Gyal Khatun is also famous for starting the Gelugpa order of Tibetan Buddhism in Ladakh. She put a Tsongkhapa sculpture in the Basgo Temple, also called the Kalzand Drolma Temple. Gyal Khatun supported both Muslim and Buddhist places of worship in Ladakh. Her being in the Namgyal family brought peace between the two kingdoms. Even after King Jamyang Namgyal died, Gyal Khatun still played a big role in Ladakh's politics and religion. She supported Mahayana and Tantric Buddhism and helped build religious buildings.

Gyal Khatun is known for bringing Balti music and instruments like Drums and Oboes to Ladakh from Baltistan. These instruments were part of her dowry and are now important in Ladakhi music. She also introduced Polo, a traditional sport, to Ladakh from Baltistan.
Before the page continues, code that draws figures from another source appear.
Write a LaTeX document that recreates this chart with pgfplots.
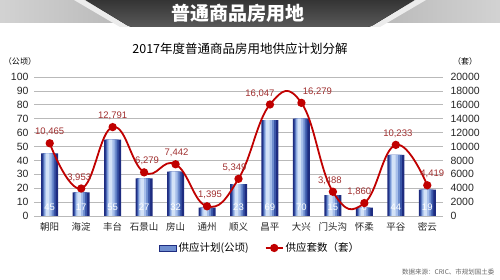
\documentclass[border=0pt]{standalone}
\usepackage{pgfplots}
\usepackage{pgfplotstable}
\pgfplotsset{compat=1.18}
\usepackage{fontspec}
\setmainfont{Noto Sans CJK SC}
\newfontfamily\num{Liberation Sans}
\definecolor{navy}{HTML}{1E2C80}
\definecolor{b1}{HTML}{3A56A8}
\definecolor{b2}{HTML}{6F8ECF}
\definecolor{b3}{HTML}{A6BEEA}
\definecolor{b4}{HTML}{D3E2F7}
\definecolor{lred}{HTML}{C00000}
\definecolor{lblred}{HTML}{A03030}
\pgfplotstableread{
x y
0 45
1 17
2 55
3 27
4 32
5 6
6 23
7 69
8 70
9 15
10 6
11 44
12 19
}\bars
\pgfplotstableread{
x y lab dx
0 10465 10,465 0
1 3953 3,953 -2
2 12791 12,791 0
3 6279 6,279 3
4 7442 7,442 1
5 1395 1,395 3
6 5349 5,349 -4
7 16047 16,047 -10
8 16279 16,279 16
9 3488 3,488 -3
10 1860 1,860 -5
11 10233 10,233 2
12 4419 4,419 5
}\units
\begin{document}
\begin{tikzpicture}
\path[use as bounding box] (0,0) rectangle (500pt,280pt);
% banner
\fill[left color=gray!35, right color=gray!75] (0,280pt) rectangle (250pt,257pt);
\fill[left color=gray!75, right color=gray!35] (250pt,280pt) rectangle (500pt,257pt);
\fill[white!85!gray] (74pt,280pt) -- (84pt,280pt) -- (130pt,253pt) -- (120pt,253pt) -- cycle;
\fill[white!85!gray] (426pt,280pt) -- (416pt,280pt) -- (370pt,253pt) -- (380pt,253pt) -- cycle;
\fill[top color=black!80, bottom color=black!65, rounded corners=3pt] (84pt,281pt) -- (416pt,281pt) -- (370pt,253pt) -- (130pt,253pt) -- cycle;
\node[white, font=\fontsize{19}{19}\selectfont\bfseries] at (238pt,267pt) {普通商品房用地};
% titles
\node[font=\fontsize{12.5}{13}\selectfont] at (240pt,231pt) {2017年度普通商品房用地供应计划分解};
\node[font=\fontsize{8}{9}\selectfont] at (20pt,219pt) {（公顷）};
\node[font=\fontsize{8}{9}\selectfont] at (465pt,219pt) {（套）};
\node[anchor=east, text=gray!80!black, font=\fontsize{6.5}{7}\selectfont] at (498pt,8pt) {数据来源：CRIC、市规划国土委};

\begin{axis}[at={(34pt,64pt)}, anchor=south west, scale only axis,
  width=409pt, height=139pt,
  xmin=-0.5, xmax=12.5, ymin=0, ymax=100,
  ytick={0,10,...,100}, xtick={0,...,12},
  xticklabels={朝阳,海淀,丰台,石景山,房山,通州,顺义,昌平,大兴,门头沟,怀柔,平谷,密云},
  axis line style={draw=none}, major tick length=0pt,
  ymajorgrids, grid style={gray!55, line width=0.6pt},
  /pgf/number format/assume math mode=true,
  yticklabel style={font=\num\fontsize{10.5}{10}\selectfont, text=black!85, xshift=-2pt},
  xticklabel style={font=\fontsize{9.5}{10}\selectfont, text=black!85, yshift=-3pt},
]
\addplot[ybar, bar width=17pt, bar shift=0pt, draw=none, fill=navy] table[x=x,y=y] {\bars};
\addplot[ybar, bar width=13pt, bar shift=-0.5pt, draw=none, fill=b1] table[x=x,y=y] {\bars};
\addplot[ybar, bar width=10pt, bar shift=-1pt, draw=none, fill=b2] table[x=x,y=y] {\bars};
\addplot[ybar, bar width=7pt, bar shift=-1.5pt, draw=none, fill=b3] table[x=x,y=y] {\bars};
\addplot[ybar, bar width=3.5pt, bar shift=-2pt, draw=none, fill=b4] table[x=x,y=y] {\bars};
\addplot[draw=none, nodes near coords, point meta=explicit symbolic,
  nodes near coords style={anchor=center, text=white, font=\num\fontsize{9.5}{10}\selectfont}] coordinates {
 (0,6.5)[45] (1,6.5)[17] (2,6.5)[55] (3,6.5)[27] (4,6.5)[32] (5,6.5)[6] (6,6.5)[23] (7,6.5)[69] (8,6.5)[70] (9,6.5)[15] (10,6.5)[6] (11,6.5)[44] (12,6.5)[19]};
\end{axis}

\begin{axis}[at={(34pt,64pt)}, anchor=south west, scale only axis,
  width=409pt, height=139pt,
  xmin=-0.5, xmax=12.5, ymin=0, ymax=20000,
  ytick={0,2000,...,20000}, scaled y ticks=false,
  axis y line*=right, axis x line=none,
  axis line style={draw=none}, major tick length=0pt,
  /pgf/number format/assume math mode=true,
  yticklabel style={font=\num\fontsize{10.5}{10}\selectfont, text=black!85, /pgf/number format/1000 sep={}, xshift=4pt},
  legend style={at={(0.553,-0.23)}, anchor=center, draw=none, fill=none,
    legend columns=2, font=\fontsize{10.5}{11}\selectfont,
    /tikz/every even column/.append style={column sep=14pt}},
]
\addlegendimage{area legend, draw=navy, fill=b2}
\addlegendentry{供应计划(公顷)}
\addplot[lred, line width=1.8pt, smooth, tension=0.75, mark=*, mark size=3.2pt,
  mark options={fill=lred, draw=lred},
  visualization depends on={\thisrow{dx} \as \dx},
  nodes near coords, point meta=explicit symbolic,
  nodes near coords style={anchor=south, text=lblred, yshift=3pt, xshift=\dx pt, font=\num\fontsize{9.5}{10}\selectfont}]
  table[x=x, y=y, meta=lab] {\units};
\addlegendentry{供应套数（套）}
\end{axis}
\end{tikzpicture}
\end{document}
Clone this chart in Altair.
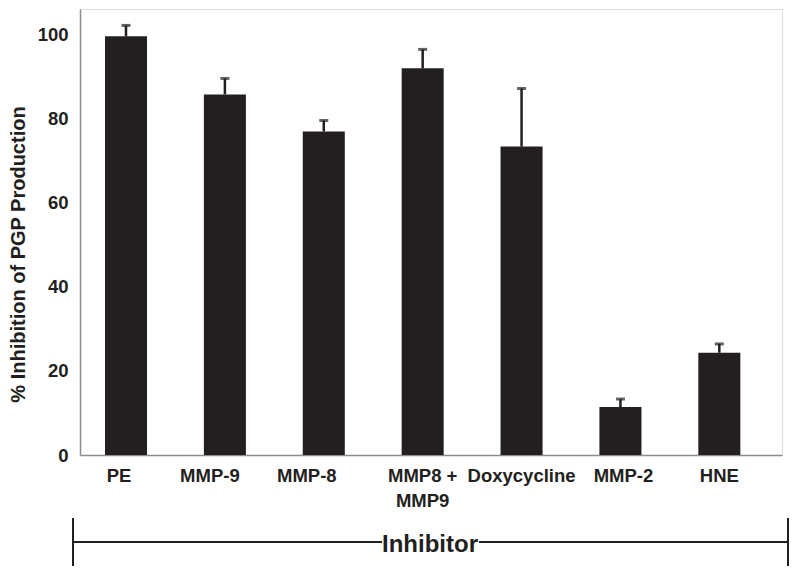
import altair as alt
import pandas as pd

categories = ["PE", "MMP-9", "MMP-8", "MMP8 +\nMMP9", "Doxycycline", "MMP-2", "HNE"]
values = [99.5, 85.7, 76.9, 91.9, 73.3, 11.4, 24.3]
errors = [2.6, 3.8, 2.6, 4.5, 13.8, 1.9, 2.1]
y_ticks = [0, 20, 40, 60, 80, 100]

df = pd.DataFrame({"cat": categories, "val": values, "err": errors})
df["top"] = df["val"] + df["err"]

FONT = "Liberation Sans"
INK = "#231f20"
W, H = 702, 446

xscale = alt.Scale(type="band", paddingInner=0.575, paddingOuter=0.337, align=0.375)
xenc = alt.X("cat:N", sort=categories, scale=xscale,
             axis=alt.Axis(title=None, labelAngle=0, ticks=False, domainColor="#8c8c8c",
                           domainWidth=1.5, labelFont=FONT, labelFontSize=18.5,
                           labelFontWeight="bold", labelColor=INK, labelPadding=11,
                           labelLineHeight=25,
                           labelOffset=alt.ExprRef(
                               "datum.value == 'PE' ? -7 : datum.value == 'MMP-9' ? -15 : "
                               "datum.value == 'MMP-8' ? -17 : datum.value == 'MMP-2' ? 3 : 0"),
                           labelExpr="split(datum.label, '\\n')"))
yscale = alt.Scale(domain=[0, 106], nice=False)
yenc = alt.Y("val:Q", scale=yscale,
             axis=alt.Axis(title="% Inhibition of PGP Production", values=y_ticks, grid=False,
                           ticks=False, domainColor="#8c8c8c", domainWidth=1.5,
                           labelFont=FONT, labelFontSize=18.5, labelFontWeight="bold",
                           labelColor=INK, labelPadding=12,
                           titleFont=FONT, titleFontSize=20, titleFontWeight="bold",
                           titleColor=INK, titleX=-62, titleY=245, titleAngle=270,
                           titleAlign="center", titleBaseline="middle"))

base = alt.Chart(df)
bars = base.mark_bar(color=INK).encode(x=xenc, y=yenc)
stems = base.mark_rule(color=INK, strokeWidth=2.5).encode(
    x=alt.X("cat:N", sort=categories), y="val:Q", y2="top:Q")
caps = base.mark_tick(color=INK, size=9, thickness=3, orient="horizontal").encode(
    x=alt.X("cat:N", sort=categories), y="top:Q")

one = pd.DataFrame({"k": [0]})
ann = alt.Chart(one)
line_l = ann.mark_rule(color=INK, strokeWidth=2).encode(
    x=alt.value(-7), x2=alt.value(302), y=alt.value(533))
line_r = ann.mark_rule(color=INK, strokeWidth=2).encode(
    x=alt.value(399), x2=alt.value(708), y=alt.value(533))
tick_l = ann.mark_rule(color=INK, strokeWidth=2).encode(
    x=alt.value(-7), y=alt.value(509), y2=alt.value(557))
tick_r = ann.mark_rule(color=INK, strokeWidth=2).encode(
    x=alt.value(708), y=alt.value(509), y2=alt.value(557))
label = ann.mark_text(text="Inhibitor", font=FONT, fontSize=24, fontWeight="bold",
                      color=INK, align="center", baseline="alphabetic").encode(
    x=alt.value(350), y=alt.value(543))

chart = alt.layer(bars, stems, caps, line_l, line_r, tick_l, tick_r, label).properties(
    width=W, height=H,
    autosize=alt.AutoSizeParams(type="none"),
    padding={"left": 72, "top": 1, "right": 10, "bottom": 113},
).configure_view(stroke=None).configure(background="white")

chart.save("out.html", embed_options={"renderer": "svg", "actions": False})
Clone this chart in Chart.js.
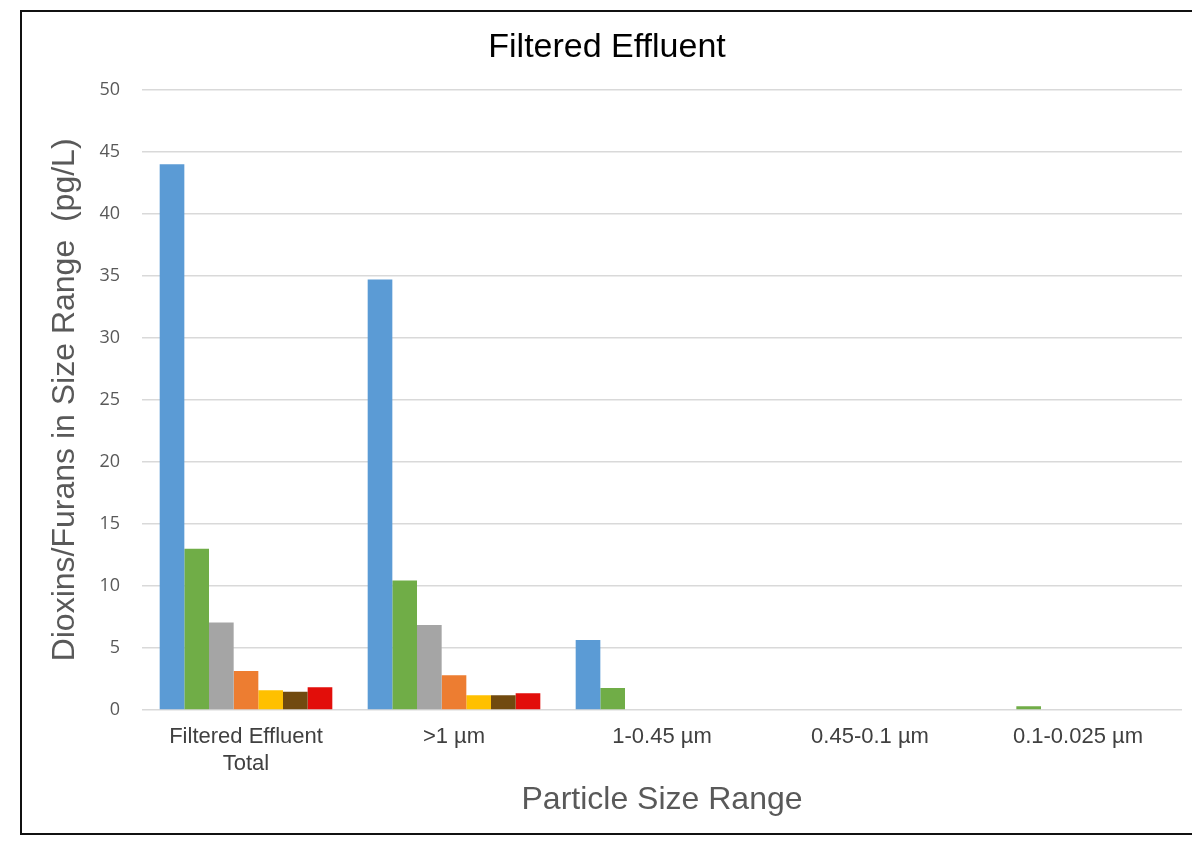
<!DOCTYPE html>
<html>
<head>
<meta charset="utf-8">
<script src="https://cdn.jsdelivr.net/npm/chart.js@4/dist/chart.umd.min.js"></script>
<style>
  html, body { margin: 0; padding: 0; background: #fff; overflow: hidden; }
  #wrap { position: relative; width: 1192px; height: 846px; }
</style>
</head>
<body>
<div id="wrap"><canvas id="c" width="1192" height="846"></canvas></div>
<script>
// Particle size fractions along the x axis
const categories = [
  ['Filtered Effluent', 'Total'],
  '>1 µm',
  '1-0.45 µm',
  '0.45-0.1 µm',
  '0.1-0.025 µm'
];

// Dioxin/furan concentrations (pg/L) per fraction, one array per series
const series1 = [44.0, 34.7, 5.65, 0, 0];
const series2 = [13.0, 10.45, 1.77, 0, 0.3];
const series3 = [7.05, 6.85, 0, 0, 0];
const series4 = [3.15, 2.8, 0, 0, 0];
const series5 = [1.6, 1.18, 0, 0, 0];
const series6 = [1.47, 1.18, 0, 0, 0];
const series7 = [1.83, 1.35, 0, 0, 0];

const seriesNames = ['Series 1', 'Series 2', 'Series 3', 'Series 4', 'Series 5', 'Series 6', 'Series 7'];
const seriesColors = ['#5B9BD5', '#70AD47', '#A5A5A5', '#ED7D31', '#FFC000', '#714A0F', '#E20E0A'];
const seriesValues = [series1, series2, series3, series4, series5, series6, series7];

// Y axis range
const yMin = 0, yMax = 50, yStep = 5;

// Frame drawn around the whole figure
const framePlugin = {
  id: 'frame',
  beforeDraw(chart) {
    const ctx = chart.ctx;
    ctx.save();
    ctx.fillStyle = '#ffffff';
    ctx.fillRect(0, 0, chart.width, chart.height);
    ctx.strokeStyle = '#111111';
    ctx.lineWidth = 2;
    ctx.beginPath();
    ctx.moveTo(1200, 11);
    ctx.lineTo(21, 11);
    ctx.lineTo(21, 834);
    ctx.lineTo(1200, 834);
    ctx.stroke();
    ctx.restore();
  }
};

new Chart(document.getElementById('c'), {
  type: 'bar',
  data: {
    labels: categories,
    datasets: seriesValues.map((vals, i) => ({
      label: seriesNames[i],
      data: vals,
      backgroundColor: seriesColors[i],
      borderWidth: 0,
      barPercentage: 1.0,
      categoryPercentage: 0.83
    }))
  },
  options: {
    responsive: false,
    animation: false,
    layout: { padding: { left: 32, right: 10, top: 0, bottom: 27 } },
    plugins: {
      legend: { display: false },
      tooltip: { enabled: false },
      title: {
        display: true,
        text: 'Filtered Effluent',
        color: '#000000',
        font: { family: 'Liberation Sans', size: 34, weight: 'normal' },
        padding: { top: 27, bottom: 22 }
      }
    },
    scales: {
      x: {
        grid: { display: false, drawTicks: false },
        border: { display: false },
        ticks: {
          color: '#404040',
          font: { family: 'Liberation Sans', size: 22 },
          padding: 14,
          maxRotation: 0,
          autoSkip: false
        },
        title: {
          display: true,
          text: 'Particle Size Range',
          color: '#595959',
          font: { family: 'Liberation Sans', size: 32 },
          padding: { top: 4, bottom: 0 }
        },
        afterFit(scale) { scale.height = 109; }
      },
      y: {
        min: yMin,
        max: yMax,
        grid: { color: '#d9d9d9', lineWidth: 1.5, drawTicks: false },
        border: { display: false },
        ticks: {
          stepSize: yStep,
          color: '#595959',
          font: { family: 'Open Sans', size: 18 },
          padding: 22
        },
        title: {
          display: true,
          text: 'Dioxins/Furans in Size Range  (pg/L)',
          color: '#595959',
          font: { family: 'Liberation Sans', size: 32 },
          padding: { top: 14, bottom: 4 }
        },
        afterFit(scale) { scale.width = 110; }
      }
    }
  },
  plugins: [framePlugin]
});
</script>
</body>
</html>
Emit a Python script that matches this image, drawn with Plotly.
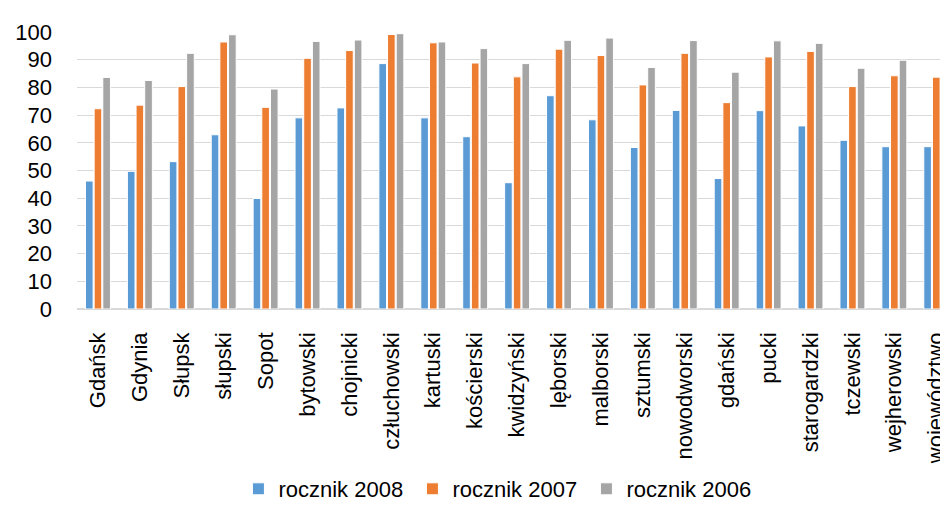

The Namgyal kings built private mosques in Leh and Shey for Gyal Khatun and her servants, where she kept practicing Islam until she died.

=== Ali Senge Anchans Dream ===

Gyal Khatun's life is connected to mystical and divine things, which makes her very important. In the book "Antiquities of Indian Tibet," A. H. Francke talks about a special event involving Gyal Khatun's father, Ali Senge Anchan. In a dream, Ali Senge saw a lion (Sengge) coming out of the river near the castle and going into Gyal Khatun's body. According to the royal records, this dream made people believe that Gyal Khatun was a form of the Tibetan Buddhist Goddess Tara, who saves people and shows kindness. Francke translated a verse from the original manuscript as:

“Yesterday in a dream, I saw a lion [emerging] from the river in front [of the castle]; And, jumping at Rgyal-Kha-thun, he disappeared into her body, At the same time also, That girl conceived. Now it is certain that she will give birth to a male child, Whose name ye shall call Sen-ge-rnam-gyal!”

This special event in Gyal Khatun's life made her very respected in the region's history. Her legacy is more than just being a queen because her special connection affected events and decided what happened to her family. This influence led to her son, Sengge Namgyal, becoming the famous Lion King of Ladakh.